Legend has it that some of the picnickers strung hammocks from oak to oak and relaxed in the shade. As a result, the picnic site and surrounding area came to be known as "Oak Hammock".
This cairn was dedicated on July 19, 1986, the 100th anniversary of that first picnic, to honour the early settlers whose leisure activities gave rise to the name "Oak Hammock Marsh".
The dedication of the cairn was the opening event of an "Oak Hammock Day" picnic organized to commemorate the 100th anniversary of the first picnic held in 1886. After the dedication the crowd travelled to the southwest side of the marsh to the observation mound site to enjoy the activities of a picnic; races for the children, buggy rides for all, tug-of-war between Rockwood and St.
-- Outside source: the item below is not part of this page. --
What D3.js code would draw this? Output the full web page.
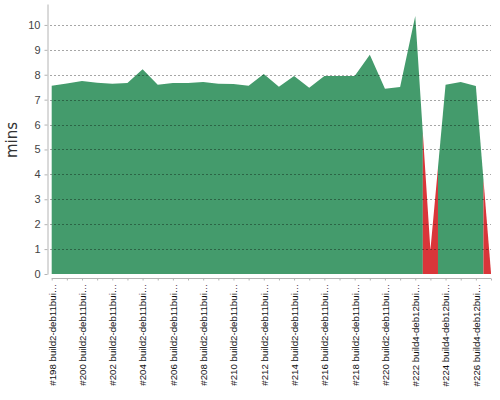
<!DOCTYPE html>
<html>
<head>
<meta charset="utf-8">
<script src="https://cdn.jsdelivr.net/npm/d3@7"></script>
<style>
  body { margin: 0; background: #fff; }
  svg { display: block; font-family: "DejaVu Sans", sans-serif; }
  .axis path, .axis line { stroke: #b4b4b4; }
  .y.axis text { fill: #444; font-size: 11px; }
  .x.axis text { fill: #111; font-size: 9.7px; }
  .grid line { stroke: #000; stroke-opacity: 0.35; stroke-dasharray: 2,2; }
</style>
</head>
<body>
<div id="chart"></div>
<script>
// build numbers, durations in minutes, and the result of each build
const builds = [198, 199, 200, 201, 202, 203, 204, 205, 206, 207,
  208, 209, 210, 211, 212, 213, 214, 215, 216, 217,
  218, 219, 220, 221, 222, 223, 224, 225, 226, 227];
const minutes = [7.56, 7.65, 7.75, 7.68, 7.64, 7.67, 8.22, 7.6, 7.67, 7.67,
  7.71, 7.64, 7.63, 7.56, 8.03, 7.52, 7.95, 7.48, 7.95, 7.95,
  7.95, 8.8, 7.44, 7.51, 10.36, 0.96, 7.6, 7.71, 7.55, 0.05];
const results = ['ok', 'ok', 'ok', 'ok', 'ok', 'ok', 'ok', 'ok', 'ok', 'ok',
  'ok', 'ok', 'ok', 'ok', 'ok', 'ok', 'ok', 'ok', 'ok', 'ok',
  'ok', 'ok', 'ok', 'ok', 'ok', 'fail', 'ok', 'ok', 'ok', 'fail'];
// only every other label fits under the axis
const labelBuilds = [198, 200, 202, 204, 206, 208, 210, 212, 214, 216, 218, 220, 222, 224, 226];
const labelTexts = ['#198 build2-deb11bui…', '#200 build2-deb11bui…', '#202 build2-deb11bui…',
  '#204 build2-deb11bui…', '#206 build2-deb11bui…', '#208 build2-deb11bui…',
  '#210 build2-deb11bui…', '#212 build2-deb11bui…', '#214 build2-deb11bui…',
  '#216 build2-deb11bui…', '#218 build2-deb11bui…', '#220 build2-deb11bui…',
  '#222 build4-deb12bui…', '#224 build4-deb12bui…', '#226 build4-deb12bui…'];
const yTicks = [0, 1, 2, 3, 4, 5, 6, 7, 8, 9, 10];

const colors = { ok: '#449b6c', fail: '#d9363a' };
const width = 500, height = 400;

const svg = d3.select('#chart').append('svg')
  .attr('width', width)
  .attr('height', height);

const x = d3.scalePoint()
  .domain(builds)
  .range([51.7, 491]);

const y = d3.scaleLinear()
  .domain([0, 10.84])
  .range([274, 4]);

const data = builds.map((b, i) => ({ build: b, value: minutes[i], result: results[i] }));

// each build owns the span between the midpoints to its neighbours,
// so consecutive builds with the same result are drawn as one run
let runs = [];
data.forEach((d, i) => {
  let last = runs[runs.length - 1];
  if (last && last.result === d.result) last.items.push(i);
  else runs.push({ result: d.result, items: [i] });
});

const area = d3.area()
  .x((p) => p.x)
  .y0(y(0))
  .y1((p) => y(p.v));

function runPoints(run) {
  let first = run.items[0], lastI = run.items[run.items.length - 1];
  let pts = [];
  if (first > 0) {
    pts.push({ x: (x(builds[first - 1]) + x(builds[first])) / 2, v: (minutes[first - 1] + minutes[first]) / 2 });
  }
  run.items.forEach((i) => pts.push({ x: x(builds[i]), v: minutes[i] }));
  if (lastI < builds.length - 1) {
    pts.push({ x: (x(builds[lastI]) + x(builds[lastI + 1])) / 2, v: (minutes[lastI] + minutes[lastI + 1]) / 2 });
  }
  return pts;
}

svg.selectAll('.run')
  .data(runs)
  .enter()
  .append('path')
  .attr('class', 'run')
  .attr('fill', (r) => colors[r.result])
  .attr('d', (r) => area(runPoints(r)));

// dashed grid on top, like the translucent plot of the original
svg.append('g')
  .attr('class', 'grid')
  .selectAll('line')
  .data(yTicks.filter((t) => t > 0))
  .enter()
  .append('line')
  .attr('x1', 50)
  .attr('x2', 491)
  .attr('y1', (t) => Math.round(y(t)) + 0.5)
  .attr('y2', (t) => Math.round(y(t)) + 0.5);

const yAxis = d3.axisLeft(y)
  .tickValues(yTicks)
  .tickFormat(d3.format('d'))
  .tickSizeInner(3)
  .tickSizeOuter(0)
  .tickPadding(4);

svg.append('g')
  .attr('class', 'y axis')
  .attr('transform', 'translate(47.5,0)')
  .call(yAxis);

const labelOf = {};
labelBuilds.forEach((b, i) => { labelOf[b] = labelTexts[i]; });

const xAxis = d3.axisBottom(x)
  .tickSizeInner(2)
  .tickSizeOuter(0)
  .tickFormat((b) => labelOf[b] || '');

const xele = svg.append('g')
  .attr('class', 'x axis')
  .attr('transform', 'translate(0,278.5)')
  .call(xAxis);

xele.select('.domain').attr('d', 'M' + x.range()[0] + ',0H' + x.range()[1]);

xele.selectAll('text')
  .attr('transform', 'rotate(-90)')
  .attr('x', -5)
  .attr('y', 0)
  .attr('dy', '0.35em')
  .style('text-anchor', 'end');

svg.append('text')
  .attr('transform', 'translate(17,140) rotate(-90)')
  .attr('text-anchor', 'middle')
  .style('font-size', '15px')
  .style('fill', '#333')
  .text('mins');
</script>
</body>
</html>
Andrews municipalities and then dancing on an outdoor platform to a modern band with old time fiddling as well for square dancing. The weather co-operated and the celebration didn't let up until the band packed it up at midnight.
With the restoration of the marsh, the developing of a new world-class interpretative centre and ongoing picnics, the name "Oak Hammock" has become known far and wide. Those early settlers must smile as they relax and look down from their hammocks strung between the oaks in that great "Oak Hammock" in the sky.